SHORT TASK.
Copy out each line containing "this" from the entries below.

EXERCISE INPUTS.

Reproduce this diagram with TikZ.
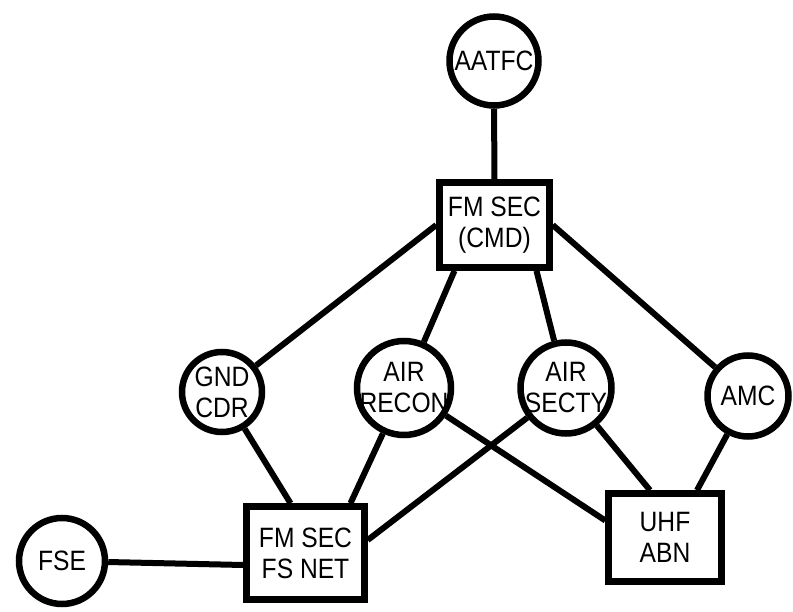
...
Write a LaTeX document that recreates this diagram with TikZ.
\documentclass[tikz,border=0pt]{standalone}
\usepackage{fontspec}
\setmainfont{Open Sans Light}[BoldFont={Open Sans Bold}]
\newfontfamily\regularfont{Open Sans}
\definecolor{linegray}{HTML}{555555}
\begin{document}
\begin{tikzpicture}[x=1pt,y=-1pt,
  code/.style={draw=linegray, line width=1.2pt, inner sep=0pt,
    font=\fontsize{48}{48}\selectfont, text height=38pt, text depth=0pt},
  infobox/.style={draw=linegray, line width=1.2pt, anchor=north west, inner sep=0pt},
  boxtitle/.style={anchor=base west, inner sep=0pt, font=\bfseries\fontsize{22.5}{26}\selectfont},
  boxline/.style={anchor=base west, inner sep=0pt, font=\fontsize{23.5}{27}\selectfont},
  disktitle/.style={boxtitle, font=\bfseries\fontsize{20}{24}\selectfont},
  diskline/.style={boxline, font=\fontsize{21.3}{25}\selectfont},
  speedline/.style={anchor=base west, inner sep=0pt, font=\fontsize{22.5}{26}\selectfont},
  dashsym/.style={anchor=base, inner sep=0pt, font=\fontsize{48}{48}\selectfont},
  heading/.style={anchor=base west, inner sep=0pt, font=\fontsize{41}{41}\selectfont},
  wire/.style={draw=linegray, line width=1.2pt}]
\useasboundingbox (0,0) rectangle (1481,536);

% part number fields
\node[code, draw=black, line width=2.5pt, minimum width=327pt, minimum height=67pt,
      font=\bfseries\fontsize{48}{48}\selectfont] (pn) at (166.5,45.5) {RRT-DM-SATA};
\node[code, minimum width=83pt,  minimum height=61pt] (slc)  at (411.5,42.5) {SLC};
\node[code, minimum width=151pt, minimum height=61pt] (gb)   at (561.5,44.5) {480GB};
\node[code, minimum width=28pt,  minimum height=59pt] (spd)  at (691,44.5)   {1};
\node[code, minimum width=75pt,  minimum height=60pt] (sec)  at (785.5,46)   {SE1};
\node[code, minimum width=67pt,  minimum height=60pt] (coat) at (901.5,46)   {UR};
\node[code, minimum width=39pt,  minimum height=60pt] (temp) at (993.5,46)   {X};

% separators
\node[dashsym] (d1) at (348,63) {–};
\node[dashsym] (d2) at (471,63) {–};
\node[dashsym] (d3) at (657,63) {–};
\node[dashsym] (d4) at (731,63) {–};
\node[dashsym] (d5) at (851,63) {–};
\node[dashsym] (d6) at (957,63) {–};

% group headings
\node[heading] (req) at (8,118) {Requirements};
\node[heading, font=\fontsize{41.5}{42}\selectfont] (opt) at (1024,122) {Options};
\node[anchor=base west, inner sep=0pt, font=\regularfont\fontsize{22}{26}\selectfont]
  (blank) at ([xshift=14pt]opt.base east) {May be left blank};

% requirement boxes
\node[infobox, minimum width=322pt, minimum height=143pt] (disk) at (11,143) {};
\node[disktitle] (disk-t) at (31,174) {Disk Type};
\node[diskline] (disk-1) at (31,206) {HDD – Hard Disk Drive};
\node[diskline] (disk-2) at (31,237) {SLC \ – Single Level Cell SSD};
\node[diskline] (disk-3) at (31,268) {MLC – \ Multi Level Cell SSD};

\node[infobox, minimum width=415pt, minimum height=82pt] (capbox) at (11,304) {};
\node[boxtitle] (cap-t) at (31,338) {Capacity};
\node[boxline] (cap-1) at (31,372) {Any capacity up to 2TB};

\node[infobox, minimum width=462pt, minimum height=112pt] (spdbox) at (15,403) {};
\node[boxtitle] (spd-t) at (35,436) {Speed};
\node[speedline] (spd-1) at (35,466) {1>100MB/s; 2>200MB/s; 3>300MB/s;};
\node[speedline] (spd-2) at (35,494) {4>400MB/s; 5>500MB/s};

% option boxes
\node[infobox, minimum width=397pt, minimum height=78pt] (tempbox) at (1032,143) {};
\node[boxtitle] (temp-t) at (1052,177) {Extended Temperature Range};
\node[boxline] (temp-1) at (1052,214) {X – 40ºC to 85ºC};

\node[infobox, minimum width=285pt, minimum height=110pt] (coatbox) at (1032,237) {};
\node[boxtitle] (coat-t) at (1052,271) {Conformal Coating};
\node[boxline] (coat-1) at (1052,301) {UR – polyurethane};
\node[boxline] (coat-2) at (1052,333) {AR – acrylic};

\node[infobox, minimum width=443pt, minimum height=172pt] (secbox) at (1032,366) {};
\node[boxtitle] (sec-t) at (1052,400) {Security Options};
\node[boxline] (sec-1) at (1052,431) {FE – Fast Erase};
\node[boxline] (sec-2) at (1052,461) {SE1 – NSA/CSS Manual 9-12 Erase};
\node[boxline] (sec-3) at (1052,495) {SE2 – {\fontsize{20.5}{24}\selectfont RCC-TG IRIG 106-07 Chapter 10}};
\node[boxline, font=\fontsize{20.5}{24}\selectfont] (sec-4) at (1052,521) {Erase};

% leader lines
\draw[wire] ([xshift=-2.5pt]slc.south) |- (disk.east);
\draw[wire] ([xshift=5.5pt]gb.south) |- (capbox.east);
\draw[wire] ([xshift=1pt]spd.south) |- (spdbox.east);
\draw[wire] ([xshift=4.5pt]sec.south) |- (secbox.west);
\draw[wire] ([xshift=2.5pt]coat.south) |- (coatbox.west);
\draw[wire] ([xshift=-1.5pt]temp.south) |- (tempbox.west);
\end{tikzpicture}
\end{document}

ANSWER FOR THE TASK.
Reproduce this diagram with TikZ.
Write a LaTeX document that recreates this diagram with TikZ.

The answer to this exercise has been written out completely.